Search the material for "this" and show all lines that contain it.
Start of Records supplied
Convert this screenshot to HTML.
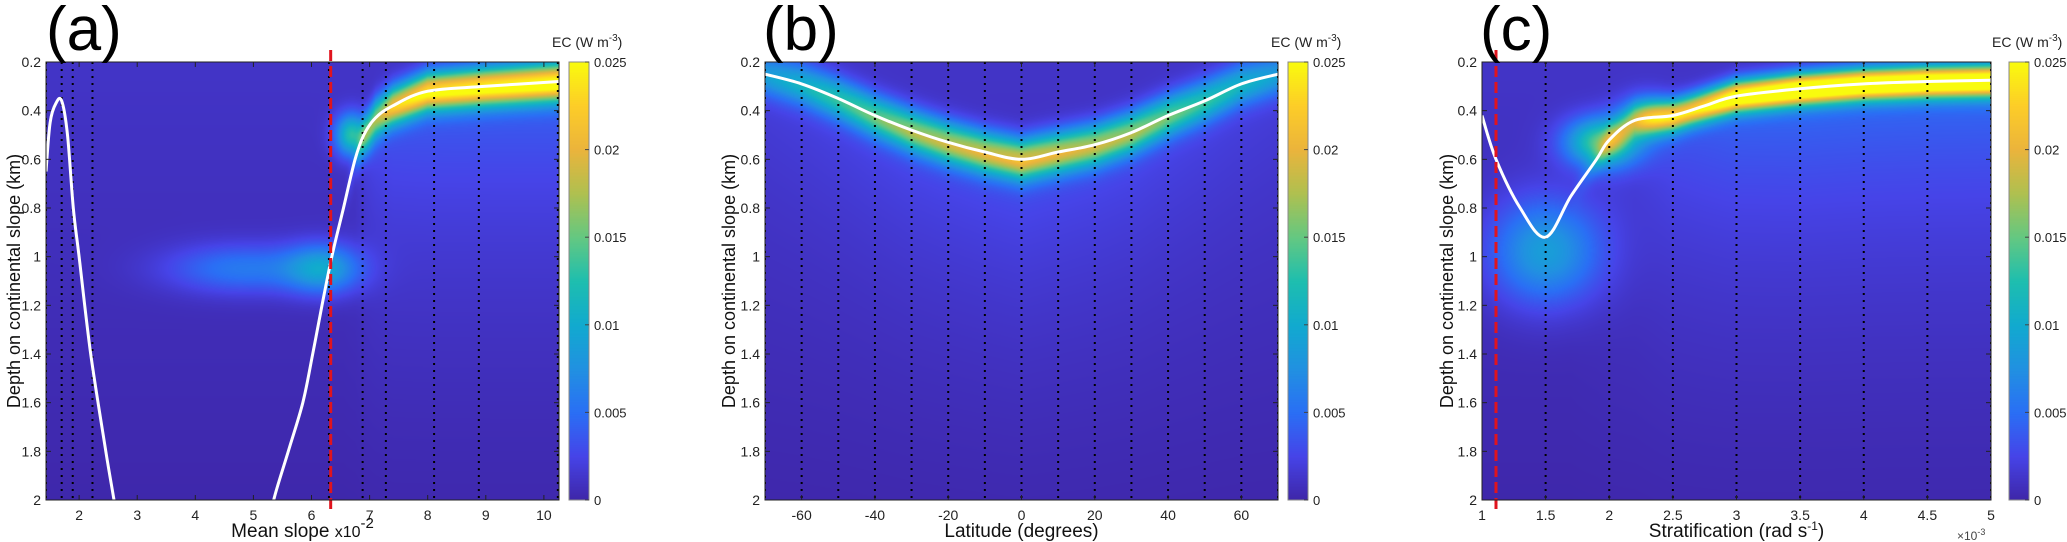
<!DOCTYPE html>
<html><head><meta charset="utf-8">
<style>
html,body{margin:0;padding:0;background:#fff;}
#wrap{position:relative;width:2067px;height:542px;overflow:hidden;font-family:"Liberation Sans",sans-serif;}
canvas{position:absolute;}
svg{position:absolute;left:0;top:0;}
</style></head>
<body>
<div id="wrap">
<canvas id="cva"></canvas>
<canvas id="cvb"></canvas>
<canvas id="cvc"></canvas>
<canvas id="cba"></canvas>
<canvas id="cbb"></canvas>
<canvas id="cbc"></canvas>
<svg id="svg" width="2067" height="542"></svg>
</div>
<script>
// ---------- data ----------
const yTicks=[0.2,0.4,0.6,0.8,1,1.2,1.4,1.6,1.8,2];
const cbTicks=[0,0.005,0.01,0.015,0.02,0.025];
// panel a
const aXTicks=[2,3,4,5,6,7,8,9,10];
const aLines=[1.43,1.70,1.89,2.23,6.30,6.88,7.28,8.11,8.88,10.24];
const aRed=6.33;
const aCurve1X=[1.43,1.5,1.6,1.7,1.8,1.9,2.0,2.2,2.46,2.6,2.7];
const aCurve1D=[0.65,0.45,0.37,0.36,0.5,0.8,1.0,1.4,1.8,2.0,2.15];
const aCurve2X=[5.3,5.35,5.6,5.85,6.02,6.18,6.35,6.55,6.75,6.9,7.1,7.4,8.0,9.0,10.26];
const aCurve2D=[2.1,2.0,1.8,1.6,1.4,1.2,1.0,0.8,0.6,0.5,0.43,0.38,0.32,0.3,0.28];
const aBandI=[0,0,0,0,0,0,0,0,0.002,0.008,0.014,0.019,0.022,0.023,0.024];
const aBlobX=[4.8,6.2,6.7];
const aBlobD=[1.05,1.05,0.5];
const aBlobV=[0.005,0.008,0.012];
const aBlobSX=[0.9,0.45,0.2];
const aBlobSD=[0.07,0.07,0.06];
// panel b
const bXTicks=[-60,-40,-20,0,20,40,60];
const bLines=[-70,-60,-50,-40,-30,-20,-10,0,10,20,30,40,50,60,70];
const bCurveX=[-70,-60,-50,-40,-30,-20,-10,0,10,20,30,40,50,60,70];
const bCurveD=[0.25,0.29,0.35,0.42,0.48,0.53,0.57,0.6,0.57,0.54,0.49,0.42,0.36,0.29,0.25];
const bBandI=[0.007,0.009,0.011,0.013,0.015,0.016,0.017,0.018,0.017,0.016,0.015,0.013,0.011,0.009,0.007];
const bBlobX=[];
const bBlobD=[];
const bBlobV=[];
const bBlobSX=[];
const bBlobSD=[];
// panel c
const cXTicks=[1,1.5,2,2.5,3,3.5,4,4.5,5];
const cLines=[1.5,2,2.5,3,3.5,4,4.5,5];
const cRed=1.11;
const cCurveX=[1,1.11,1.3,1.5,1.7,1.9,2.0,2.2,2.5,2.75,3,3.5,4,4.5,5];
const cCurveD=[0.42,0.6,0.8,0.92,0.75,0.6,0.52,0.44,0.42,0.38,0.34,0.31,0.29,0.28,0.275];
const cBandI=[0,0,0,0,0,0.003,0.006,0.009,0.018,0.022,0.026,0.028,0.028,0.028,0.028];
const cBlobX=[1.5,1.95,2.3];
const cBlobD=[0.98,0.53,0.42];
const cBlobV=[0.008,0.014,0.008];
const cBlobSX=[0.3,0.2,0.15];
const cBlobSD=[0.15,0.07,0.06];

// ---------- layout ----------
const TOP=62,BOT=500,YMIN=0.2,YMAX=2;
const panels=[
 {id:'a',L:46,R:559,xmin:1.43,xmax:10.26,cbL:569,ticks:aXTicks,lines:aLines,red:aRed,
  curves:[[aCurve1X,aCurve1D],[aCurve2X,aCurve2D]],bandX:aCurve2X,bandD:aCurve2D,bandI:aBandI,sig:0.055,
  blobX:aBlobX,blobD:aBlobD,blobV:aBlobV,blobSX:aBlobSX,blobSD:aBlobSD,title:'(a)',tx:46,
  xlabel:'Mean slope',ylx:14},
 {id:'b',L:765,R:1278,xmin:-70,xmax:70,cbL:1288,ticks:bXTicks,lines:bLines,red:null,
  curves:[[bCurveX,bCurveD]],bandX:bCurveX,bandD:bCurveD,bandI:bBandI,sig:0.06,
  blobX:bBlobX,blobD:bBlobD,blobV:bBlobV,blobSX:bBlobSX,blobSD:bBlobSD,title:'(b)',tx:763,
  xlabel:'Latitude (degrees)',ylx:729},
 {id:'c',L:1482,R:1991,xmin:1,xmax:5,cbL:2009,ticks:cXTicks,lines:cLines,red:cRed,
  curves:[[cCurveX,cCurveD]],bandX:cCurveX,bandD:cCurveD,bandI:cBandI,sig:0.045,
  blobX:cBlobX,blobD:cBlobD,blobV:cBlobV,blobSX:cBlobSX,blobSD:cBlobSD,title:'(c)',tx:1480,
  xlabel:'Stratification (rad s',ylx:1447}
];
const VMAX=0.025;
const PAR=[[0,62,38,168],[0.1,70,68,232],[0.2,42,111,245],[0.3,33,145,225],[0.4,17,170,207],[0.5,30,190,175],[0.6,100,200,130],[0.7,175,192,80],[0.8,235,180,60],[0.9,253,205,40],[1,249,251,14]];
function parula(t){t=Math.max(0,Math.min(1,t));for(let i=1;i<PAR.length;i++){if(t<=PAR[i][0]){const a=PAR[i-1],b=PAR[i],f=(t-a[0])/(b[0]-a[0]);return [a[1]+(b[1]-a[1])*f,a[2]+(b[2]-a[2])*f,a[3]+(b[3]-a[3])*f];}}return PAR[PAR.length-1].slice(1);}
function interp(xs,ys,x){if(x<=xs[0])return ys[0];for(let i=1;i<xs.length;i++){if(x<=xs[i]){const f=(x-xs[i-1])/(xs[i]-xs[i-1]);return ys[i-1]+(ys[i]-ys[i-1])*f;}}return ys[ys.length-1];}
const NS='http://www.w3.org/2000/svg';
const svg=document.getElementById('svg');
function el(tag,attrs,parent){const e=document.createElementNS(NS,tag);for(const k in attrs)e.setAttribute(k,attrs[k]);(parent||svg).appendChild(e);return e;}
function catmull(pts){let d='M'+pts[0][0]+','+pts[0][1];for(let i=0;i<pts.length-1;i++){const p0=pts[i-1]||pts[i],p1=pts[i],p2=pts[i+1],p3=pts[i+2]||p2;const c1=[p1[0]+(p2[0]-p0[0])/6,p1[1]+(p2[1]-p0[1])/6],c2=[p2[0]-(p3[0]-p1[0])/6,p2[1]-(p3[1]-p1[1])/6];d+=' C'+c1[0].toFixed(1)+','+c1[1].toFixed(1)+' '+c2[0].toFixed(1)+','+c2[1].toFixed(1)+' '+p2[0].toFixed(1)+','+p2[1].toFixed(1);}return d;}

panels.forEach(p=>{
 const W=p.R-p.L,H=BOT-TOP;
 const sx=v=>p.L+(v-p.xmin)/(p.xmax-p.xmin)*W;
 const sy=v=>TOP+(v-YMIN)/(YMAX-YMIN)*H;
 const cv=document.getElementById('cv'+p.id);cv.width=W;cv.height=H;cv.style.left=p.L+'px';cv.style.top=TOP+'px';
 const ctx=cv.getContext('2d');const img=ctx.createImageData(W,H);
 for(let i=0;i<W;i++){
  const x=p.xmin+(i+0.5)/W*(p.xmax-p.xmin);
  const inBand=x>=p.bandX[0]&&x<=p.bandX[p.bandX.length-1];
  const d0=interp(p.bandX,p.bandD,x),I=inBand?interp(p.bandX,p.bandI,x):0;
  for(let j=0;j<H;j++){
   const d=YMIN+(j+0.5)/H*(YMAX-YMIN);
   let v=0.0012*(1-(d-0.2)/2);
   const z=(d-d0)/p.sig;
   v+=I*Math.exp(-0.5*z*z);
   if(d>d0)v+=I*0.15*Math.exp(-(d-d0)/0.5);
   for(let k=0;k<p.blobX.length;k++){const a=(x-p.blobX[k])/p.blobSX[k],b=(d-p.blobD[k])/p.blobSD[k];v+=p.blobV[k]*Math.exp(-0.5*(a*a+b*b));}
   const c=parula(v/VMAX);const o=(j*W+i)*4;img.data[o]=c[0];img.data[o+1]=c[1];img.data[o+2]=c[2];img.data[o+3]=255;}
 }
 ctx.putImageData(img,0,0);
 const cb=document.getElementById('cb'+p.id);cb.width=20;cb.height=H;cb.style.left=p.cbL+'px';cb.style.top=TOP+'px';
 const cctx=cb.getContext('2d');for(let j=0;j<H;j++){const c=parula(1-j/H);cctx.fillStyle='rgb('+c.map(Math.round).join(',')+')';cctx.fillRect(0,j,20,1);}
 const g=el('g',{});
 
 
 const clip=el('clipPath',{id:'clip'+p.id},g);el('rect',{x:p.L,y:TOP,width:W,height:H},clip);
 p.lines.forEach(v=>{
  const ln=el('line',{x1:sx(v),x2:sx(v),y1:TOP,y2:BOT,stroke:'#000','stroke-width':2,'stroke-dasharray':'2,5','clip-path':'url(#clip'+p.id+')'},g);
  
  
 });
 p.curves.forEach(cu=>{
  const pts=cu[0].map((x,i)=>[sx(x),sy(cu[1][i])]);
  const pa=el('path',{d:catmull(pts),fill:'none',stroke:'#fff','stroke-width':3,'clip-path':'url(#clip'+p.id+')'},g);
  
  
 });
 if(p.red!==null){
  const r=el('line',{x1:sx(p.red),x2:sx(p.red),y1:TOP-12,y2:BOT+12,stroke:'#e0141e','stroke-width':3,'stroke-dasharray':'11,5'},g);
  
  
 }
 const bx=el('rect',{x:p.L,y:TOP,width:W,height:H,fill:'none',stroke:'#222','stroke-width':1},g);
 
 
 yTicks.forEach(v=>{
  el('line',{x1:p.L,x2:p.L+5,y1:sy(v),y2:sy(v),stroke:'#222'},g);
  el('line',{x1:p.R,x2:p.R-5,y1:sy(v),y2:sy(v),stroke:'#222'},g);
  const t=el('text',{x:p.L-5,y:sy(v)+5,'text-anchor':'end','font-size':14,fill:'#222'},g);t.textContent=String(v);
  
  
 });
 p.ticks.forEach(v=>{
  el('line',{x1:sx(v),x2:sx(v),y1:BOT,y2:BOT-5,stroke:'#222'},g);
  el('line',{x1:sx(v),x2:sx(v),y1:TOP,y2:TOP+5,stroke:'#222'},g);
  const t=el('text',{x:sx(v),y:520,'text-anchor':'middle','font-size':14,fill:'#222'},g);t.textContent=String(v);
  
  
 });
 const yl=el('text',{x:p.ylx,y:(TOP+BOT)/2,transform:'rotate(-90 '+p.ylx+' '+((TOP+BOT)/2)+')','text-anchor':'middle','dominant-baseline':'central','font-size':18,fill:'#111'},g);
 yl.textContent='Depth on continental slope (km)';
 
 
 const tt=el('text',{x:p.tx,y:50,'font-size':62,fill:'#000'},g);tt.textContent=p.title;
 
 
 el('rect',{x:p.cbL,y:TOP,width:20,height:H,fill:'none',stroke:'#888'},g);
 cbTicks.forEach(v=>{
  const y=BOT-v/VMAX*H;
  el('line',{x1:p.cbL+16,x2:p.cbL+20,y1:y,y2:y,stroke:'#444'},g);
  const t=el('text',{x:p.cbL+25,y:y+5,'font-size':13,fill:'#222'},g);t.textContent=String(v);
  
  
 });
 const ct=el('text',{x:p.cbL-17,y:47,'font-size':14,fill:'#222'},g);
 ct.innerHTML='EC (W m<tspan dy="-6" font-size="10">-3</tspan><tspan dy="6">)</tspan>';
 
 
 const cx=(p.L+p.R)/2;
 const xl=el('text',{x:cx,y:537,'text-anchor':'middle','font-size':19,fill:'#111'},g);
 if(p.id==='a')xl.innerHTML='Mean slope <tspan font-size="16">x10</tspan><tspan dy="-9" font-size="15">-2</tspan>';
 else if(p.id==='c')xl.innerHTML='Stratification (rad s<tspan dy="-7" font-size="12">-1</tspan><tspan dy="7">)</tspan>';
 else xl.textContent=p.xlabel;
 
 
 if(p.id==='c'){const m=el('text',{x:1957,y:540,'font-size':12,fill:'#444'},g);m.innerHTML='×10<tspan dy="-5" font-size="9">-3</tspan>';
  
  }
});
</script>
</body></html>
End of Records supplied
Start of Records supplied
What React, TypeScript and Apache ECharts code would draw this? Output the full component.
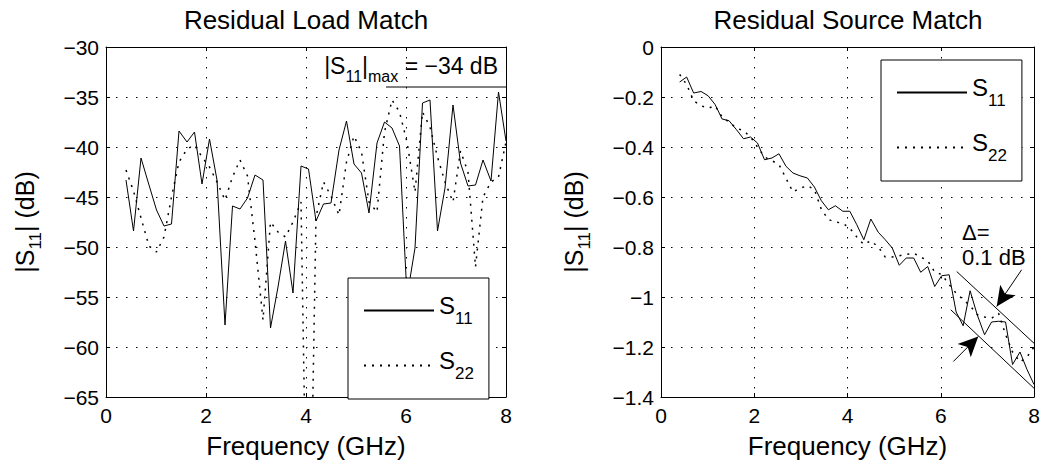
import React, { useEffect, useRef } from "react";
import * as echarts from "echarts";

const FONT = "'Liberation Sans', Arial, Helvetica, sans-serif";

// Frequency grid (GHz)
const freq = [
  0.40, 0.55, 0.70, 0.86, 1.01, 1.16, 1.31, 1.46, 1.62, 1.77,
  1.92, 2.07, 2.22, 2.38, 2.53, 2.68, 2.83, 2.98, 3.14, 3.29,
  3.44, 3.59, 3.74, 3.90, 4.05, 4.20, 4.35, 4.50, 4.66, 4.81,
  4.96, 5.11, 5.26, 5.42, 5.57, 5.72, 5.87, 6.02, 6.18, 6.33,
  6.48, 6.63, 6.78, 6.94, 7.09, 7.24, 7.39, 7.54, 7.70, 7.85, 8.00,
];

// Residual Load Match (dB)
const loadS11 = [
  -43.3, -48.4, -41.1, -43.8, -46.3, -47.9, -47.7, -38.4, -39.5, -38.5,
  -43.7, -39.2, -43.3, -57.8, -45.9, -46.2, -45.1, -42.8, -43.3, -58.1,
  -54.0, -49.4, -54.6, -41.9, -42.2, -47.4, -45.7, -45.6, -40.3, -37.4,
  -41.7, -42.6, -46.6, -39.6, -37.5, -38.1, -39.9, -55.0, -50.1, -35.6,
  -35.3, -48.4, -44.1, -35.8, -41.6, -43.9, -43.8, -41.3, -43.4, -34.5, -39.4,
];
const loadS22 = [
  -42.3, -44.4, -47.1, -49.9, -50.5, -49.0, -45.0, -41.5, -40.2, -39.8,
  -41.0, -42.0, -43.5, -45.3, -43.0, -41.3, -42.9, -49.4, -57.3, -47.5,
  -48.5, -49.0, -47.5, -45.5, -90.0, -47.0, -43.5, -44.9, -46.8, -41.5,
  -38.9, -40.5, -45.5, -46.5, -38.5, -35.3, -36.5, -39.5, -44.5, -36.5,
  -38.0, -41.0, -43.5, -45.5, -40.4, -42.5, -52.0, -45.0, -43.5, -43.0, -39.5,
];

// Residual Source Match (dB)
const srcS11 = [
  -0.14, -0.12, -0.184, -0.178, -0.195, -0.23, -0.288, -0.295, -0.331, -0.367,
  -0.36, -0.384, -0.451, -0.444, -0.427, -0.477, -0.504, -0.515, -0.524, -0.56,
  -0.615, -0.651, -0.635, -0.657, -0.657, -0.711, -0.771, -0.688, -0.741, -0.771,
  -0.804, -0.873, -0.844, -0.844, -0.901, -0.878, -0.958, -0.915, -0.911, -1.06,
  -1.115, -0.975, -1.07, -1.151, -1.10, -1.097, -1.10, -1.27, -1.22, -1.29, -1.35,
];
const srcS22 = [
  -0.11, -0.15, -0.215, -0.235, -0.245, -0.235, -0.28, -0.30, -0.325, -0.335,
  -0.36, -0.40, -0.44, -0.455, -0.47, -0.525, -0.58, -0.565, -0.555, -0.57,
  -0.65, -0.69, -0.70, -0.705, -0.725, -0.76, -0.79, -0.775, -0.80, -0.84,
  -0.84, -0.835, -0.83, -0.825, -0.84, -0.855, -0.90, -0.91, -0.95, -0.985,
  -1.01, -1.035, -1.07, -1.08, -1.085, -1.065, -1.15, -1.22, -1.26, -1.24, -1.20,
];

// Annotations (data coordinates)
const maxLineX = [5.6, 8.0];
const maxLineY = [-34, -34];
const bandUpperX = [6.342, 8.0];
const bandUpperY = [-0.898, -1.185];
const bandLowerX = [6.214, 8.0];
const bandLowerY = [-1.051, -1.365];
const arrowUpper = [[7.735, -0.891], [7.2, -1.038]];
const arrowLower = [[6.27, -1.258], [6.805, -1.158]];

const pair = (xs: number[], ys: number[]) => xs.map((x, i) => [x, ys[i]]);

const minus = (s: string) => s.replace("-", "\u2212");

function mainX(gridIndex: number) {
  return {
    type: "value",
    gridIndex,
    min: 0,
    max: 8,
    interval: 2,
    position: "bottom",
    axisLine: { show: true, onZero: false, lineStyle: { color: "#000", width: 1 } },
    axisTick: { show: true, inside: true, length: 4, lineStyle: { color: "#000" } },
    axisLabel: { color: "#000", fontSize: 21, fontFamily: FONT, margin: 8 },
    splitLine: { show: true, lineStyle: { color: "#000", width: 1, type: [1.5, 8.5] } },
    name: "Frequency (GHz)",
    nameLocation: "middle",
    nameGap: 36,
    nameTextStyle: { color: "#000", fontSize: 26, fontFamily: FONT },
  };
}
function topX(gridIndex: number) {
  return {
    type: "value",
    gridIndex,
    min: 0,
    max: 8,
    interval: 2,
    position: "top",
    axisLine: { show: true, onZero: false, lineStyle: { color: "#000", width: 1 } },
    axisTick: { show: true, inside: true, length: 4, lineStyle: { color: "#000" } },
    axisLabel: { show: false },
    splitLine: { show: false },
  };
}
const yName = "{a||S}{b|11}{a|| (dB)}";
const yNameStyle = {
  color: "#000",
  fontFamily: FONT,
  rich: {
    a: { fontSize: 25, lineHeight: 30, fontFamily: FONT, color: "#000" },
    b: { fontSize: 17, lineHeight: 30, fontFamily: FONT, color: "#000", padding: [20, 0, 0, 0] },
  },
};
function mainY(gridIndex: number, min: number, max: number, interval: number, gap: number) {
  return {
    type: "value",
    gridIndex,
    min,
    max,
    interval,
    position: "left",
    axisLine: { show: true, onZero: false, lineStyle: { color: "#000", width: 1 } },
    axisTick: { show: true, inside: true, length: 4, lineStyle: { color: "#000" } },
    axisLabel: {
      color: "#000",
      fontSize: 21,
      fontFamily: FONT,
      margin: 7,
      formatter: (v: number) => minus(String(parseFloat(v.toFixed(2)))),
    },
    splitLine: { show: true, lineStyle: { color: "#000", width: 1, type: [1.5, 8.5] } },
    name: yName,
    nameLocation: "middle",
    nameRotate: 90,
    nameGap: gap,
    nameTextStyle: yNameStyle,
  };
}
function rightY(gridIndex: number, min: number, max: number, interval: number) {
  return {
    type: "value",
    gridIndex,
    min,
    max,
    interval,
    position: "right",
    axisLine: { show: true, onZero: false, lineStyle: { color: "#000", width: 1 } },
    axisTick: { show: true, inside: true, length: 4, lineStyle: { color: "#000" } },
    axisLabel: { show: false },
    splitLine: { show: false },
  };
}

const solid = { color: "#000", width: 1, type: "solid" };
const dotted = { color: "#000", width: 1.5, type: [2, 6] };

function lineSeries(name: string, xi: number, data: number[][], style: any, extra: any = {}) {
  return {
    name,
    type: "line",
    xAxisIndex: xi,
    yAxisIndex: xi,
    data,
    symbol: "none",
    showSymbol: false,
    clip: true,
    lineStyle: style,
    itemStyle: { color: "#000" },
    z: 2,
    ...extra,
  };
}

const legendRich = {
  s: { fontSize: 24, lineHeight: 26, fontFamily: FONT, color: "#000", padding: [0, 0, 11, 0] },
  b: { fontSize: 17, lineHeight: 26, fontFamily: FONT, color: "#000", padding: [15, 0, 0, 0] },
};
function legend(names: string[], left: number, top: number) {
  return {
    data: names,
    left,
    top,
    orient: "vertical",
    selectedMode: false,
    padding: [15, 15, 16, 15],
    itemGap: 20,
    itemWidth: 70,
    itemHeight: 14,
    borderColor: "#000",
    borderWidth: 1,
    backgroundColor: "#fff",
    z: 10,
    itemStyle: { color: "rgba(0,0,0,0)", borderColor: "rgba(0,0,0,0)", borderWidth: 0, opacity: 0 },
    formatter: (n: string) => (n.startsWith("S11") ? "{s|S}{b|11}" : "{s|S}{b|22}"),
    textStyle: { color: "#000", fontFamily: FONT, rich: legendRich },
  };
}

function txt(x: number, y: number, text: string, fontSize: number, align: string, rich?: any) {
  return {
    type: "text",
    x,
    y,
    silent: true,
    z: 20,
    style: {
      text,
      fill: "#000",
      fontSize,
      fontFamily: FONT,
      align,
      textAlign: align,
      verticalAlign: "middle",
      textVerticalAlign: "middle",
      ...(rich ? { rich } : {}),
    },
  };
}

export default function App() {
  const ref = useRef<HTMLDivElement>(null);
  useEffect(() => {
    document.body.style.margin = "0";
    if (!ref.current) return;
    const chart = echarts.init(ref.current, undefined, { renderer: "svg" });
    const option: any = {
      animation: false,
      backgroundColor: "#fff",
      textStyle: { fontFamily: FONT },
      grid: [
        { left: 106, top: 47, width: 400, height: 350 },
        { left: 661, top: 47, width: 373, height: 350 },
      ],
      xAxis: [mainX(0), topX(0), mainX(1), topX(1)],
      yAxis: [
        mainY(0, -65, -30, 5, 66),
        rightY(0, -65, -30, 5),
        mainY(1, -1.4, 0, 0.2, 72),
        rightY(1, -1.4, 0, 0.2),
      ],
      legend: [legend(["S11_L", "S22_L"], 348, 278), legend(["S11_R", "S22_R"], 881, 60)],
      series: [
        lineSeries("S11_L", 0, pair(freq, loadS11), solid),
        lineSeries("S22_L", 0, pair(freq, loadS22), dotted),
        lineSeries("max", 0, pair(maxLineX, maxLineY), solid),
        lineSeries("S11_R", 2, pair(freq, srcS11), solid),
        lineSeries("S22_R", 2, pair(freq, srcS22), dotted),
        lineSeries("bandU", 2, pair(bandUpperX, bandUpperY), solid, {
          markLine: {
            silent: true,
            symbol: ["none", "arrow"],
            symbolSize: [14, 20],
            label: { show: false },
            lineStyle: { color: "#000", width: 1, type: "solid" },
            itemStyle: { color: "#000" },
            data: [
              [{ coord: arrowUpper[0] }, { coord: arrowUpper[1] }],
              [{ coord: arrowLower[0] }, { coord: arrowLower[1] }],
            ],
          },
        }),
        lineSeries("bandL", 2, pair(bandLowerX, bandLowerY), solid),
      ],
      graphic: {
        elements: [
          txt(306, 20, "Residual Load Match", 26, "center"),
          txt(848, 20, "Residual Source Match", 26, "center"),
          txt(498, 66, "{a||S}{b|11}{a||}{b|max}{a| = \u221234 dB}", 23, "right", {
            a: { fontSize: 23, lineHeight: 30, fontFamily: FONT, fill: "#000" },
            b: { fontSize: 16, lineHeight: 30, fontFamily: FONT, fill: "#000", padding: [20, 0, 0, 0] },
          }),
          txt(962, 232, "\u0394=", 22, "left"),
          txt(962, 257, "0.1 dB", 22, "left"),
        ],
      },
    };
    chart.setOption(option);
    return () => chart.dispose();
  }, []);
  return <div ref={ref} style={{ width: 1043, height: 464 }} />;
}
End of Records supplied
Expected answer =
Convert this screenshot to HTML.
What React, TypeScript and Apache ECharts code would draw this? Output the full component.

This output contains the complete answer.